Lahore Race Club
- Interactive map of Lahore Race Club
- Location: Lahore, Punjab, Pakistan
- Coordinates: 31°26′20″N 74°19′58″E﻿ / ﻿31.43889°N 74.33278°E
- Date opened: 1924
- Race type: Horse racing
- Course type: Grass

= Lahore Race Club =

Horse racing venue in Lahore, Punjab, Pakistan

Lahore Race Club, in Lahore, Punjab, Pakistan, is a horse racing club established in 1924 when Lahore was part of the Punjab Province of British India.

==History==
The club is registered as a company. Some veterans claim that it dates from 1874, and although horse races were organized in Lahore during that period, but the formal record of the present club does not go back so far.

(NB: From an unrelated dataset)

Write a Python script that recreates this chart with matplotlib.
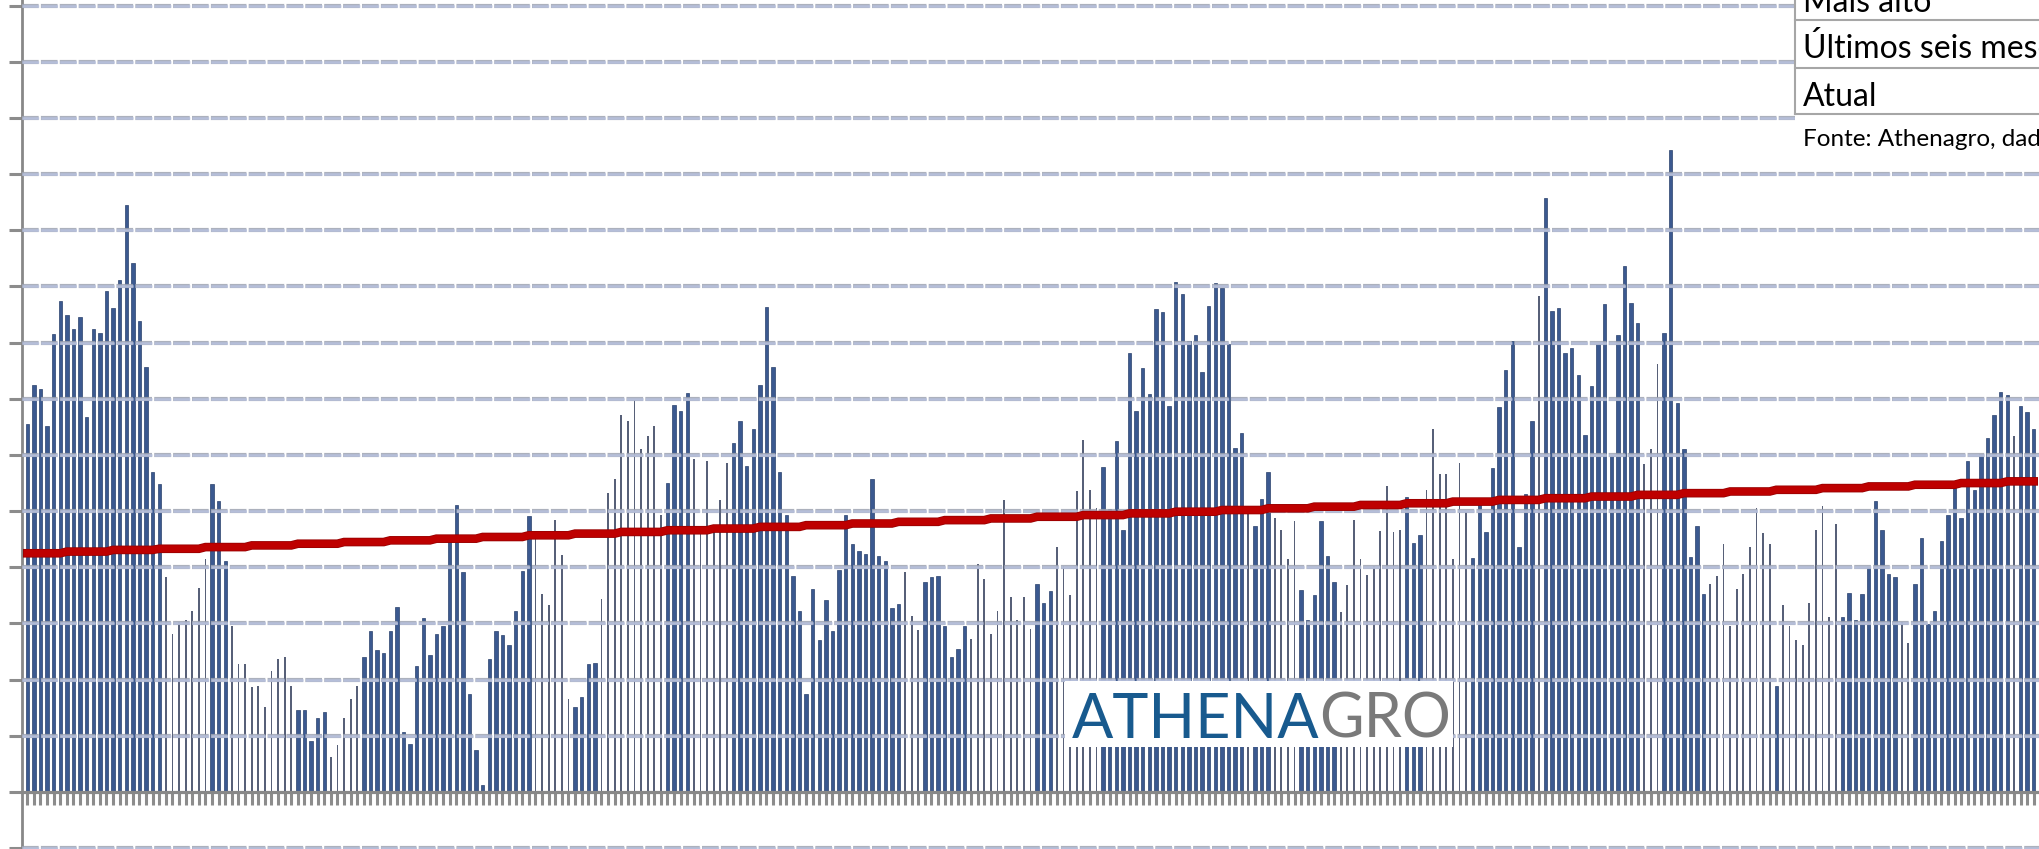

It was incorporated on 18 January 1924.

The club's racecourse was initially at Jail Road, Lahore, the current site of Jilani Park. In 1976, Zulfikar Ali Bhutto's government asked the club to move its races away from the Jail Road course, but it remained there until 1980, when it was compelled to leave.

Races were not held for about fifteen months, but in September 1981 the club reinstated its racing programme on a new course at Kot Lakhpat which has a length of 2,254 metres. Since then, it has gained in strength and now organizes, among other races, the Pakistan Derby.

In June 2005, the club hosted Pakistan's first evening horse race under floodlights. The opening ceremony was attended by Pervez Musharraf, President of Pakistan, and Mohammed bin Rashid Al Maktoum, crown prince of Dubai, who had financed the night-racing project, the cost of which was some Rs 30 million.